Proponents of Tennessee having its own gold depository say that investing in gold could protect the state and its residents during severe economic downturns.
But in a new report, published Tuesday, members of the Tennessee Advisory Commission on Intergovernmental Relations (TACIR), said now is not the time.
The report said that a state depository is not feasible. This, because of high costs, a lack of demonstrated demand, and the fact that precious metals are not exempt from sales taxes in Tennessee.
“They say that the advantages for an in-state depository include creating a revenue source for the state, primarily through storage fees, and providing additional services to its customers such as facilitating in-kind transactions by depositors,” TACIR officials said.

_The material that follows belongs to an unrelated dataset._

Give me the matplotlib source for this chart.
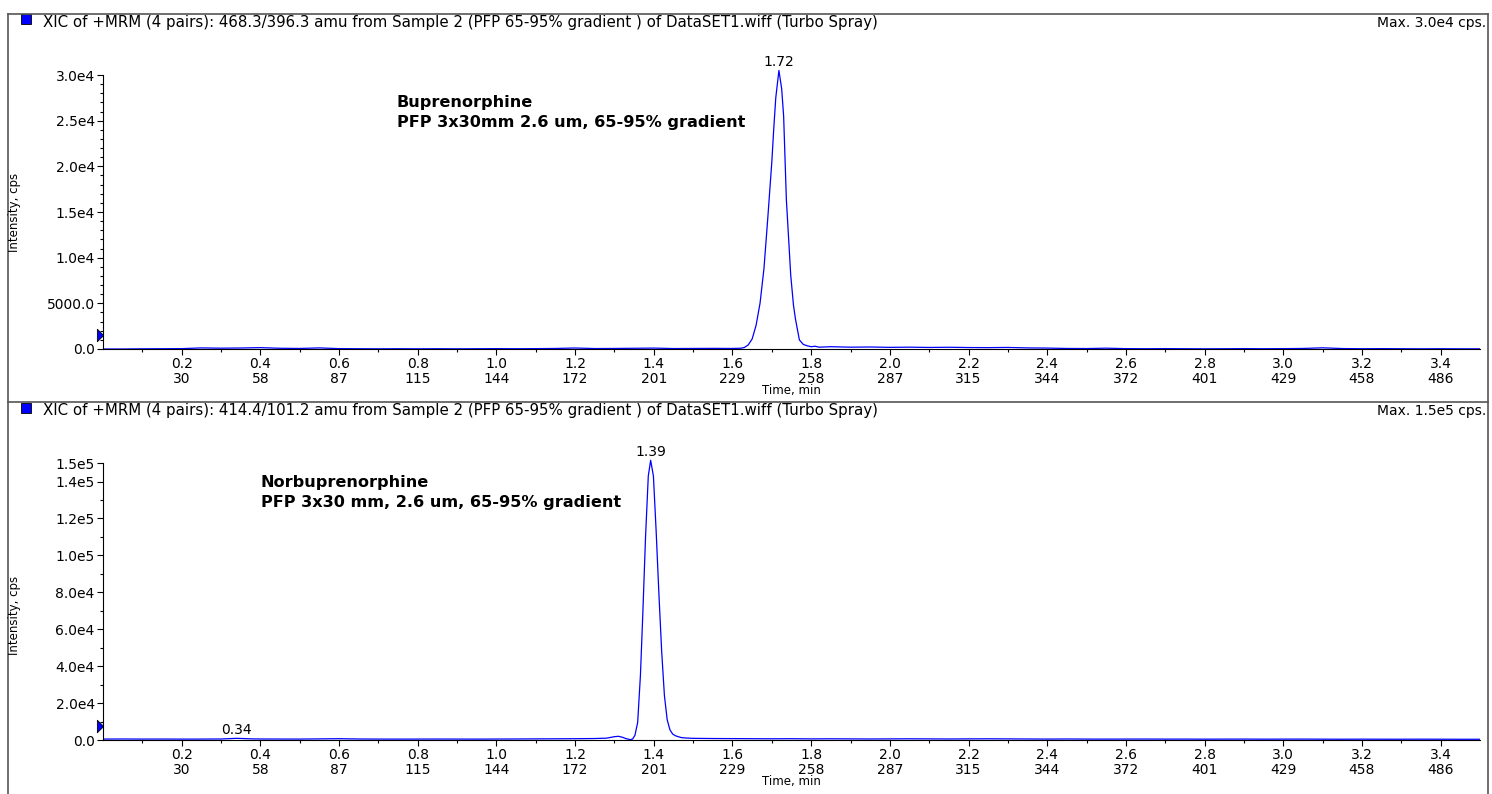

“Additionally, they say a state depository could serve as a first step towards the state creating a state-backed currency.”

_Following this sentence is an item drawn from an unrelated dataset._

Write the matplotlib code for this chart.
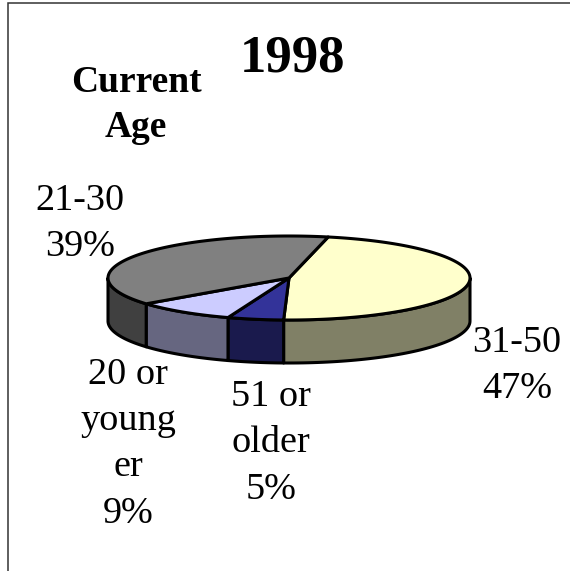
import numpy as np
import matplotlib
matplotlib.use("Agg")
import matplotlib.pyplot as plt

title = "1998"
subtitle = "Current\nAge"
categories = ["31-50", "51 or\nolder", "20 or\nyoung\ner", "21-30"]
percents = [47, 5, 9, 39]
top_colors = ["#FFFFCC", "#333399", "#CCCCFF", "#808080"]
side_colors = ["#808066", "#1A1A4D", "#666680", "#404040"]

W, H = 570, 571
plt.rcParams["font.family"] = ["Liberation Serif", "DejaVu Serif"]
fig = plt.figure(figsize=(W / 100, H / 100), dpi=100)
ax = fig.add_axes([0, 0, 1, 1])
ax.set_xlim(0, W)
ax.set_ylim(H, 0)
ax.axis("off")

cx, cy, a, b, depth = 289, 278, 181, 42, 43
start_deg = 12.5
lw = 2.2


def ell(theta):
    """Clockwise angle from the top, in degrees, to ellipse coordinates."""
    t = np.radians(theta)
    return cx + a * np.sin(t), cy - b * np.cos(t)


edges = start_deg + np.concatenate([[0], np.cumsum(percents)]) * 360 / sum(percents)

# Visible rim: the front half of the ellipse (90..270 degrees clockwise from top)
for i in range(len(percents)):
    lo, hi = max(edges[i], 90), min(edges[i + 1], 270)
    if hi <= lo:
        continue
    th = np.linspace(lo, hi, 60)
    x, y = ell(th)
    ax.fill(np.r_[x, x[::-1]], np.r_[y, (y + depth)[::-1]],
            facecolor=side_colors[i], edgecolor="black", lw=lw, joinstyle="round", zorder=2)

# Top faces
for i in range(len(percents)):
    th = np.linspace(edges[i], edges[i + 1], 120)
    x, y = ell(th)
    ax.fill(np.r_[cx, x], np.r_[cy, y], facecolor=top_colors[i],
            edgecolor="black", lw=lw, joinstyle="round", zorder=3)

# Frame (left and top edges reach the image border)
ax.plot([8, 8, W], [H, 2.5, 2.5], color="#333333", lw=1.1, zorder=1, solid_joinstyle="miter")

ax.text(292.5, 59, title, fontsize=38, fontweight="bold", ha="center", va="center")
ax.text(136, 105, subtitle, fontsize=27, fontweight="bold", ha="center", va="center",
        linespacing=1.36)

label_pos = [(517, 366), (271, 443), (128, 444), (80, 224)]
for cat, pct, (lx, ly) in zip(categories, percents, label_pos):
    ax.text(lx, ly, f"{cat}\n{pct}%", fontsize=27.5, ha="center", va="center", linespacing=1.45)

fig.savefig("out.png", dpi=100, facecolor="white")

The first and only state bullion depository in the United States is the Texas Bullion Depository, according to TACIR’s report.

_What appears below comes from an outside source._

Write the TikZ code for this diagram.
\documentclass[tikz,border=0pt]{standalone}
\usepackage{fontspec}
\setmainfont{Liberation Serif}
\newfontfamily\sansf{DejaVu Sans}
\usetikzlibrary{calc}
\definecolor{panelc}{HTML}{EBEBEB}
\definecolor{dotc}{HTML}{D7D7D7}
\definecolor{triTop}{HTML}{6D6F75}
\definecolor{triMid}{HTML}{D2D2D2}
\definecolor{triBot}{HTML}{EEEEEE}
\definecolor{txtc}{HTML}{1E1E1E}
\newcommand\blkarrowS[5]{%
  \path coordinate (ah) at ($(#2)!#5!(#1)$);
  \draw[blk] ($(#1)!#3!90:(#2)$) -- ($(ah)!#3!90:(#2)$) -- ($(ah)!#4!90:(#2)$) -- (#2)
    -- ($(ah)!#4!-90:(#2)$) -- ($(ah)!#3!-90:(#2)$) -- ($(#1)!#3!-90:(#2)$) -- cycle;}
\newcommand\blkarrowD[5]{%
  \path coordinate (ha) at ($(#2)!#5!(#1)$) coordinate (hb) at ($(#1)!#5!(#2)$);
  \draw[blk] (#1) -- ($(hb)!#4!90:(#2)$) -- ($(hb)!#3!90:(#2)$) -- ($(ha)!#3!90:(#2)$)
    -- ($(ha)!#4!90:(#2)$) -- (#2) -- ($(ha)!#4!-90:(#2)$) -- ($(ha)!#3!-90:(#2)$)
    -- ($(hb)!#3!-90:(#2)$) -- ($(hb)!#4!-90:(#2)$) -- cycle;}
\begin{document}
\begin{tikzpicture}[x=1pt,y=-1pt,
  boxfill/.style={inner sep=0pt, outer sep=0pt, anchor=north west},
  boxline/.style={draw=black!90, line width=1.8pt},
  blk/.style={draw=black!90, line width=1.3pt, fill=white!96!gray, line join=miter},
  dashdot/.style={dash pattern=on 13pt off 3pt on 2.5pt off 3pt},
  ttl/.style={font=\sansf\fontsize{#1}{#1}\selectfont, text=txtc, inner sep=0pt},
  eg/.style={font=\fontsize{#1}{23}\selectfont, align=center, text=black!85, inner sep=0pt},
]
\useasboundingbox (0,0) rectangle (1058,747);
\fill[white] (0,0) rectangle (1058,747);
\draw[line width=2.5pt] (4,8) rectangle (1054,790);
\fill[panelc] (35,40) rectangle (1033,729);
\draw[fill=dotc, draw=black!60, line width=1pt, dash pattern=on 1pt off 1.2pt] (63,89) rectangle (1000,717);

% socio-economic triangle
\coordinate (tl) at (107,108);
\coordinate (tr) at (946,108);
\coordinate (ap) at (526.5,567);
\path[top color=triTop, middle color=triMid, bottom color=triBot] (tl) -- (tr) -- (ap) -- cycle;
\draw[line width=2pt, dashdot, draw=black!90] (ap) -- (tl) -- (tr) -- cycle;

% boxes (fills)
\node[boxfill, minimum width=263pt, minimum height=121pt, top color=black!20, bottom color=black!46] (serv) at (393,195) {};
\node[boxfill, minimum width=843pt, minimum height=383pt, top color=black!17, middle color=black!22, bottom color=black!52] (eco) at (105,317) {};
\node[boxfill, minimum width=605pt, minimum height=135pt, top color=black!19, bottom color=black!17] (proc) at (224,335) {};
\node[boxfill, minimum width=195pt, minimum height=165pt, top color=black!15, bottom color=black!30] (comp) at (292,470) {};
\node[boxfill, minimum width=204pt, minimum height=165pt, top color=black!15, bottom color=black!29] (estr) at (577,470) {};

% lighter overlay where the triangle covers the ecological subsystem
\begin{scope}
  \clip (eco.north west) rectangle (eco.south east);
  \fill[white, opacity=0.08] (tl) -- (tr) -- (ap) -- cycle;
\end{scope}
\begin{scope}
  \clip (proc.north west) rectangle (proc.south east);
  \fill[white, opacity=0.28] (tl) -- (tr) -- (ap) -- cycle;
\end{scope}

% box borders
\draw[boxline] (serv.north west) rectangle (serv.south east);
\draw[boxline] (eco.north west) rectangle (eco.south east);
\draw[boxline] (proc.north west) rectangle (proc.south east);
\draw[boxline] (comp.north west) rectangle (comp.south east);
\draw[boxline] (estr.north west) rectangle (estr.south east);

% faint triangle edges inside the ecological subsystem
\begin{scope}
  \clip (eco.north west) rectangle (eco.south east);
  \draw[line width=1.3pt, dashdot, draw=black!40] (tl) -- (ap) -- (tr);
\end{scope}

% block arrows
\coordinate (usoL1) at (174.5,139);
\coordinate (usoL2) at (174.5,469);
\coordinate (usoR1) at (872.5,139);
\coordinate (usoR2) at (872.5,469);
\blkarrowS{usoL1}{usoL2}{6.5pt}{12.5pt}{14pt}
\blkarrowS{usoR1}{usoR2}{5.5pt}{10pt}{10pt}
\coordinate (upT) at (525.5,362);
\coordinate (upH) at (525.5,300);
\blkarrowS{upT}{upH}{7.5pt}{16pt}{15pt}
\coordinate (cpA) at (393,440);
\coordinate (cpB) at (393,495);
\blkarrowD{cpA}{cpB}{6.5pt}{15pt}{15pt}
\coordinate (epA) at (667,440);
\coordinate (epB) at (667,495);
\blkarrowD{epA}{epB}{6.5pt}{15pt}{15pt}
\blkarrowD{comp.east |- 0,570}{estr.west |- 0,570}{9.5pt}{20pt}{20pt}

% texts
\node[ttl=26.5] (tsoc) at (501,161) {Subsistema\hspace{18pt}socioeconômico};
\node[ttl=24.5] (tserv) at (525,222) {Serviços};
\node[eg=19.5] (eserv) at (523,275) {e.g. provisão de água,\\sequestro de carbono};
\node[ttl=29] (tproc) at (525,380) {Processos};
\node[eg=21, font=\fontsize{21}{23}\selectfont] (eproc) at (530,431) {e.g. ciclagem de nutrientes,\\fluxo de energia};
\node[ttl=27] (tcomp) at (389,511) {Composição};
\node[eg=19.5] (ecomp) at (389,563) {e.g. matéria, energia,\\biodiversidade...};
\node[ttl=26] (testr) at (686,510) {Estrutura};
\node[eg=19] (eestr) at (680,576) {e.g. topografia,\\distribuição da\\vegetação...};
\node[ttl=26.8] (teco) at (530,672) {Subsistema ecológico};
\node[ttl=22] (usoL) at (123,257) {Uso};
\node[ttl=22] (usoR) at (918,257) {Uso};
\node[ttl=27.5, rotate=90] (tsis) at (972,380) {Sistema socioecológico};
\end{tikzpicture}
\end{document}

TACIR officials said a state depository is not feasible in Tennessee for the following reasons:
• Building a new depository would have substantial up-front costs, potentially costing millions or tens of millions of dollars. State oversight could cost the state a few hundred thousand dollars per year or more.
• No institutional investment funds seem inclined to buy or store gold in Tennessee.
• To make enough revenue from storage fees to cover costs, a depository would probably need a minimum of approximately $1 billion in deposits.
“Tennessee is one of only eight states — of the 45 states with a sales tax — that does not exempt any of the sales of precious metal coins and bullion,” according to TACIR.
“Tennesseans can avoid paying sales tax by buying and storing precious metals in states that do not tax the sales.”
Delaying enacting a sales tax exemption for precious metal coins and bullion may help ensure that Tennessee does not lose any of the federal funds it is set to receive. That money will come via the American Rescue Plan Act, TACIR officials said in their report.
“The act includes a provision that requires states to give back federal funds used for ‘a reduction in the net tax revenue,’” according to the TACIR report.
“If the General Assembly enacts a sales tax exemption that results in a reduction in the net tax revenue of the state before Tennessee spends all of the $4 billion that it is set to receive through the Act, the state may have to give back some federal funds.”